The documentary Ai Weiwei: Never Sorry will run on March 22 as part of Mercyhurst University's Maria J. Langer Film Series. The documentary's official website describes the film and subject:
Ai Weiwei is China's most famous international artist, and its most outspoken domestic critic. Against a backdrop of strict censorship and an unresponsive legal system, Ai expresses himself and organizes people through art and social media. In response, Chinese authorities have shut down his blog, beat him up, bulldozed his newly built studio, and held him in secret detention.
It's been in Pittsburgh a few times, and the City Paper wrote of it last year:
Weiwei enjoys fawning attention in the West, particularly for his pointed critiques of his homeland's government, while in Beijing, his celebrity and influence is constantly checked by the authorities.
Mercyhurst is in Erie, and the film will run at the Taylor Little Theater on the northern edge of campus on East 38th Street (map). There are two showtimes, 2:15 and 7:15, and this and the other films in the series are free and open to the public.

Wednesday, March 13, 2013

Korean films The Thieves (도둑들) and Architecture 101 (건축학개론) at Pitt this month.

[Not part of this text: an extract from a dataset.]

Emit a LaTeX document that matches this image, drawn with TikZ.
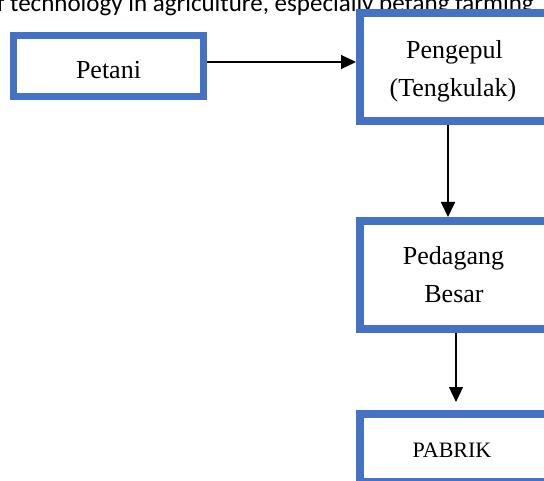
\documentclass[tikz,border=0pt]{standalone}
\usepackage{fontspec}
\setmainfont{Liberation Serif}
\newfontfamily\calibrifont{Carlito}
\usetikzlibrary{arrows.meta}
\definecolor{boxblue}{RGB}{68,114,196}
\newcommand\boxfont{\fontsize{26pt}{30pt}\selectfont}
\newcommand\smallboxfont{\fontsize{22pt}{26pt}\selectfont}
\begin{document}
\begin{tikzpicture}[x=1pt,y=-1pt,
  flowbox/.style={draw=boxblue, fill=white, inner sep=0pt, line width=8pt},
  boxtext/.style={anchor=base, inner sep=0pt, font=\boxfont},
  conn/.style={draw=black, line width=1.2pt, -{Triangle[length=15pt,width=14pt]}}]
\useasboundingbox (0,0) rectangle (544,481);
\clip (0,0) rectangle (544,481);
\fill[white] (0,0) rectangle (544,481);

\node[anchor=base west, inner sep=0pt, font=\calibrifont\fontsize{25pt}{29pt}\selectfont] (toptext) at (-16.5,11.5) {of technology in agriculture, especially petang farming};

% boxes
\node[flowbox, line width=7pt, minimum width=190pt, minimum height=61pt] (petani) at (108.5,66) {};
\node[flowbox, minimum width=190pt, minimum height=108pt] (pengepul) at (455,67.5) {};
\node[flowbox, minimum width=190pt, minimum height=108pt] (pedagang) at (455,275) {};
\node[flowbox, minimum width=190pt, minimum height=68pt] (pabrik) at (455,448) {};

% texts
\node[boxtext] (tpetani) at (108.5,79) {Petani};
\node[boxtext] (tpeng1) at (454.5,59) {Pengepul};
\node[boxtext] (tpeng2) at (453,97) {(Tengkulak)};
\node[boxtext] (tped1) at (453.5,265) {Pedagang};
\node[boxtext] (tped2) at (454,302.7) {Besar};
\node[boxtext, font=\smallboxfont] (tpabrik) at (452,457) {PABRIK};

% connectors
\coordinate (c1) at ([yshift=4pt]petani.east);
\draw[conn] (c1) -- (c1 -| pengepul.west);
\coordinate (c2) at ([xshift=-7pt]pengepul.south);
\draw[conn, line width=1.8pt] (c2) -- (c2 |- pedagang.north);
\coordinate (c3) at ([xshift=1pt]pedagang.south);
\draw[conn, shorten >=8pt] (c3) -- (c3 |- pabrik.north);
\end{tikzpicture}
\end{document}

The Thieves Korean Architecture 101 Korean

The movies The Thieves (도둑들) and Architecture 101 (건축학개론) will comprise this spring's Korean Film Festival at the University of Pittsburgh, now in its 10th year. Both films are new, were successful in Korea, and have found international exposure through large film festivals in London and New York, respectively.

The Thieves is a 2012 comedic action movie---or a "sprawling, relentlessly entertaining thriller", according to the New York Times--- with an ensemble cast featuring several of Korea's top stars. The Korean Film Database summarizes:
In order to let things cool down from their latest heist, Popeye and his group of thieves go to Macao on a job. But the mastermind behind this job is none other than Popeye’s old partner Macao Park, who escaped with 68kg of gold several years ago on their last job together. Macao Park brought Chinese thieves as well but little did they know what Macao Park planned for each one of them. But his plan takes an unexpected turn when Popeye brings Pepsi, an old flame of Macao Park, to settle the old score.
Architecture 101 is a romance that plays with a retro setting, as Wikipedia tells us:
The film reignited 1990s throwback fever among Koreans and made the fashion, music and celebrities of the period cool once again. Songs from the '90s, including duo Exhibition’s "Etude of Memory" were included on the score. Characters also use pagers, hair mousse, and portable CD players. The protagonist is even obsessed with GEUSS T-shirts - counterfeits that were popular among Koreans in the 1990s. Nostalgia-inducing scenes that feature characters expressing awe at a one gigabyte hard drive computer or communicating with each other via landline telephones also brought the audience back in time.
The Korean Film Database again provides a summary:
In his college days, aspiring architect Seung-min (UHM) fell deeply in love with classmate Seo-yeon (HAN). However, fate denied them the opportunity to stay together forever. Now a successful architect, Seung-min has not spoken to Seo-yeon since that time. However, one day she suddenly reappears in his life, asking him to design a replica of her childhood home. Moving back and forth from past to present, the affections and heartaches between Seung-min and Seo-yeon slowly unfold, and it appears that fate may give their love a second chance.
The Thieves plays on March 19, and Architecture 101 on March 26. Both are held in room 4130 Posvar Hall on the Pitt campus (map) at 5:00 pm, and both are free and open to the public. The campus is accessible by any city bus that goes to Oakland, and parking is available at, among other places, meters around Schenley Plaza and the Carnegie Library across the street or in the Meyran Ave. garage two blocks away.

名所フィラデルフィア百景: 100 Famous Views of Philadelphia.


Artist Matthew Meyer is now selling prints from his Japan-inspired "100 Famous Views of Philadelphia". They're amazing, they're in time for Philadelphia's sakura festival next month, and they're for sale on his Etsy page.

The series draws its name from "One Hundred Famous Views of Edo", a famous series of prints from the 19th century that is both vintage postcards and art.